# [Given request]
Show all lines that include the string "standalone"; copy each one.
-- begin Task material --
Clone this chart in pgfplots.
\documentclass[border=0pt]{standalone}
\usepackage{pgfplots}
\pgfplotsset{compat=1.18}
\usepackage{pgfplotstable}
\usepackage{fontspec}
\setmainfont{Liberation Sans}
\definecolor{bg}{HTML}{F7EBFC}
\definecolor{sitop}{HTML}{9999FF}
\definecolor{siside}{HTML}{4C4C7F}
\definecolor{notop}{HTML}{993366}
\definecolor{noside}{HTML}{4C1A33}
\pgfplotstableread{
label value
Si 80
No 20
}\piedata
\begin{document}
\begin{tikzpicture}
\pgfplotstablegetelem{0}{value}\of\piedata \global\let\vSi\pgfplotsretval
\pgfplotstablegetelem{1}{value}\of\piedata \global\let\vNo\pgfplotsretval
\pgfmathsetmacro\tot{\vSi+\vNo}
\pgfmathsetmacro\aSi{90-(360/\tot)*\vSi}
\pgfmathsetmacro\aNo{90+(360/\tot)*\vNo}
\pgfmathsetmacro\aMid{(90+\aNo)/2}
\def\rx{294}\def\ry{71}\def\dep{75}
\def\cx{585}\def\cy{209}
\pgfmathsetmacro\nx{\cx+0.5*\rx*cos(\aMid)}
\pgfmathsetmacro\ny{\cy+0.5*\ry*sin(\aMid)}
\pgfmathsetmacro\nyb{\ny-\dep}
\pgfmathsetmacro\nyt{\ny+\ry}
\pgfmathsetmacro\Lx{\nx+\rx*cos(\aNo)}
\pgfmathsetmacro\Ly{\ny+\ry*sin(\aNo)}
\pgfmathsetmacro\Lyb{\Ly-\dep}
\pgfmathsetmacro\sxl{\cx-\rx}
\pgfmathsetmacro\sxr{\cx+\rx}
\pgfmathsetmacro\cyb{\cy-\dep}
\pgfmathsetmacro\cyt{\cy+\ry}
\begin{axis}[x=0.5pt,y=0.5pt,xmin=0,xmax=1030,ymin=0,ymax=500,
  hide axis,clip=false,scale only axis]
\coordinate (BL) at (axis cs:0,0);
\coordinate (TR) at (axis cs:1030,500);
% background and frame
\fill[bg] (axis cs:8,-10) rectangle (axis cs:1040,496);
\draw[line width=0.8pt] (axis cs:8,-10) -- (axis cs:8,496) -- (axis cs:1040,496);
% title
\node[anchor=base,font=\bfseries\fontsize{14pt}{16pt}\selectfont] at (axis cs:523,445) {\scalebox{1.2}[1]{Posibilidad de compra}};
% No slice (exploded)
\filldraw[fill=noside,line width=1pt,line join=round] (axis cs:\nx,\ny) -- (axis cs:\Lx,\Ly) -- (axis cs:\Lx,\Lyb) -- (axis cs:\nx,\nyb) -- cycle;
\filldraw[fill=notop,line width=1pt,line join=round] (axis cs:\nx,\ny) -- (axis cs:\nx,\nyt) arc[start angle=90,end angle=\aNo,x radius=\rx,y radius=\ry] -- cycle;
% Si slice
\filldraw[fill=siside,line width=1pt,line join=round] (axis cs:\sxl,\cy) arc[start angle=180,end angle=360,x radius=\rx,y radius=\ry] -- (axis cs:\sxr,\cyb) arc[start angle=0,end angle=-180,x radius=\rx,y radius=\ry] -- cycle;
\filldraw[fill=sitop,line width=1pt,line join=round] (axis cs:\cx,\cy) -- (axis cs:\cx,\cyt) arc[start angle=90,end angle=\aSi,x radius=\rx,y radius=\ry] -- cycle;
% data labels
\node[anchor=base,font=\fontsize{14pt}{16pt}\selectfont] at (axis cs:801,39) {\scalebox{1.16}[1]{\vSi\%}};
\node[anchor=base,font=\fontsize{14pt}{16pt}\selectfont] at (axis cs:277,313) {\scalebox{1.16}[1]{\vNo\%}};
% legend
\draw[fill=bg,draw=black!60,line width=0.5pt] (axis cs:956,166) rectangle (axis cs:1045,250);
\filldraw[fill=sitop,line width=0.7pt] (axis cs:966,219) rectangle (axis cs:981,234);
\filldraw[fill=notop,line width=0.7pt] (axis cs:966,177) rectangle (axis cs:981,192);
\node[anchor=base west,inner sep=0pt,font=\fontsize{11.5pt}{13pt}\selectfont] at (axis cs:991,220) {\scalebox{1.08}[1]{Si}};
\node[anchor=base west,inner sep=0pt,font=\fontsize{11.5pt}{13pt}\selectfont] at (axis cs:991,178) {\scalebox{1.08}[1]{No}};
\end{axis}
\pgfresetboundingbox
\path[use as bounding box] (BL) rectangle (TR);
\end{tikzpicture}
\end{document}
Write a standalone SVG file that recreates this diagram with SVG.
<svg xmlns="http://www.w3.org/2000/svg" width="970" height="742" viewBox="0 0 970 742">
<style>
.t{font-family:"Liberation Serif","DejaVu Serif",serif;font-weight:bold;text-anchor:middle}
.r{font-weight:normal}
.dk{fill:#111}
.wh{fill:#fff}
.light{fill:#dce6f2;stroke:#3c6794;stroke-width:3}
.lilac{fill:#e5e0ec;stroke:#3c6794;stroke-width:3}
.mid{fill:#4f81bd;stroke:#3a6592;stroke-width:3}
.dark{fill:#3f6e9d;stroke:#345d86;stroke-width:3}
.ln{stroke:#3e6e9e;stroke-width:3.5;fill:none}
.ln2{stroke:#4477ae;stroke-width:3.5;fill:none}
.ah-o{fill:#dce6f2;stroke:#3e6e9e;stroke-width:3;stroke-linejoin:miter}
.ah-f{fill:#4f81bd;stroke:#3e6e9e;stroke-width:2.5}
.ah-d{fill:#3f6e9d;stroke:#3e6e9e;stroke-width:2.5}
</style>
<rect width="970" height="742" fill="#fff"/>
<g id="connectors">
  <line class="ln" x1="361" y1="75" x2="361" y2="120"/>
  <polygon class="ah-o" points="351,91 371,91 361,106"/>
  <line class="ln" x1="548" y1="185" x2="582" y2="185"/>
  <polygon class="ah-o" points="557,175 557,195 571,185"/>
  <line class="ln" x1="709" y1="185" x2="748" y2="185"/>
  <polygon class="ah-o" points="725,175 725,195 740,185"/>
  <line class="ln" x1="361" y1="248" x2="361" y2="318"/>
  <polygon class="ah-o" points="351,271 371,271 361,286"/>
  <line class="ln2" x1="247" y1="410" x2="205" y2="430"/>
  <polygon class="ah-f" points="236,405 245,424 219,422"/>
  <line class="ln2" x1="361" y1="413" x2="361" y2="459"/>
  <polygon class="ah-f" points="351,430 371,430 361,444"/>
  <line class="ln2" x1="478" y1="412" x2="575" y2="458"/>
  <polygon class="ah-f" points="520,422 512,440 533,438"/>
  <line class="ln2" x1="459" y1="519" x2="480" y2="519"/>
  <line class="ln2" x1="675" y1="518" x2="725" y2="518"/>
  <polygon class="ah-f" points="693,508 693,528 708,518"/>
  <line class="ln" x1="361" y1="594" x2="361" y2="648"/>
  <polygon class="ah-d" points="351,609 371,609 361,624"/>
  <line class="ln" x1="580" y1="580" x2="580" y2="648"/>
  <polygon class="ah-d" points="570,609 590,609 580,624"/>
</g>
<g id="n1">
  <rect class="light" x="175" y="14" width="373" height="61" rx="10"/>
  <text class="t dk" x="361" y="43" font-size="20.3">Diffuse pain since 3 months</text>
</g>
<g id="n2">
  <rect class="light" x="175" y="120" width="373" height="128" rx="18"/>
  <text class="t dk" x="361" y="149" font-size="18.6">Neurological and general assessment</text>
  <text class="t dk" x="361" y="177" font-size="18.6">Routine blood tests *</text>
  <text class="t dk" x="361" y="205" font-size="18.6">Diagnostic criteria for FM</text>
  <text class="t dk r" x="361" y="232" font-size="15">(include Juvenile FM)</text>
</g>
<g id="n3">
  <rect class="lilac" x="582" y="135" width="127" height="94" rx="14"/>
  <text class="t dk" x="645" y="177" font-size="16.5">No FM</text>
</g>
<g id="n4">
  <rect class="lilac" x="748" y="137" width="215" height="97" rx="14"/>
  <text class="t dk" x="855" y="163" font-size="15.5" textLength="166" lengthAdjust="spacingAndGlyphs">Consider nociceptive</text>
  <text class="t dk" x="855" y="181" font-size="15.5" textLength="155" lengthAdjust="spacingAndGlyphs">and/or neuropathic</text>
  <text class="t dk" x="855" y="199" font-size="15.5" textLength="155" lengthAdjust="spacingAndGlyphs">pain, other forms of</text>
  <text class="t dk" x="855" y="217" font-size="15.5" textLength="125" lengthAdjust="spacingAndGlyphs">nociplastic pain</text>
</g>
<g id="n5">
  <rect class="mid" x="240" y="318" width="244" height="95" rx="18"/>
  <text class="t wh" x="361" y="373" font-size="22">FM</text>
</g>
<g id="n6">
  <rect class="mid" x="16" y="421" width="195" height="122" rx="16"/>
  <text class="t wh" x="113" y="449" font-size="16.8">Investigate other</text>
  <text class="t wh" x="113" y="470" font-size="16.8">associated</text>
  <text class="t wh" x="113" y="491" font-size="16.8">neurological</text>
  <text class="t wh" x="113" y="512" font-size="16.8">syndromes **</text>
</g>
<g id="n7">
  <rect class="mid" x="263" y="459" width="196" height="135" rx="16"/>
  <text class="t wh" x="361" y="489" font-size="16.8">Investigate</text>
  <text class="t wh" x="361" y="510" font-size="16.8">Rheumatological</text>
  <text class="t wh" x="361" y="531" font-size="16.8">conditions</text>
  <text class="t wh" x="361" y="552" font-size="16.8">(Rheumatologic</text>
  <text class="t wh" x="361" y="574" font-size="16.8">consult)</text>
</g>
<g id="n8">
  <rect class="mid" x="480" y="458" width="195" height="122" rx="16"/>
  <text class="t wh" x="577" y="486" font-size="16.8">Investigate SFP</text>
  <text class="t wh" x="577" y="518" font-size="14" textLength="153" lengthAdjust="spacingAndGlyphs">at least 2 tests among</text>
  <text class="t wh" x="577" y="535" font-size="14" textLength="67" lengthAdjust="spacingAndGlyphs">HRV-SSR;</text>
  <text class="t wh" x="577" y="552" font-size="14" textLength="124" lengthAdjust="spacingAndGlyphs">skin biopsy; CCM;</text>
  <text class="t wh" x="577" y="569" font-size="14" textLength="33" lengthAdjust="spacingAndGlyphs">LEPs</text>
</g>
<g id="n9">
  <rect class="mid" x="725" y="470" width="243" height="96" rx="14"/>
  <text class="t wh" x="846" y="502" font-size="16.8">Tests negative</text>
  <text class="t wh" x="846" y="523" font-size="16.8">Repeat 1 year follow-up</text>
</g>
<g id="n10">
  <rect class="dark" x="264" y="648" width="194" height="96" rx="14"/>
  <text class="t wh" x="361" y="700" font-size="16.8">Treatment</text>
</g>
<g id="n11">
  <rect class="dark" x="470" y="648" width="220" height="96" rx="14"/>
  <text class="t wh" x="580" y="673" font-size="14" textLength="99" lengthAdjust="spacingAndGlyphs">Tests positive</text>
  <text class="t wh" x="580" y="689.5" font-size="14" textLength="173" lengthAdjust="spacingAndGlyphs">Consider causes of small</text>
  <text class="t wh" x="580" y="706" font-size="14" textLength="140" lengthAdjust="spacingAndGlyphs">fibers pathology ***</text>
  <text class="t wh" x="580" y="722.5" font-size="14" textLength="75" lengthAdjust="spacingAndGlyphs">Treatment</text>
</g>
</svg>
-- end Task material --
# [Expected answer]
\documentclass[border=0pt]{standalone}
Write a standalone SVG file that recreates this diagram with SVG.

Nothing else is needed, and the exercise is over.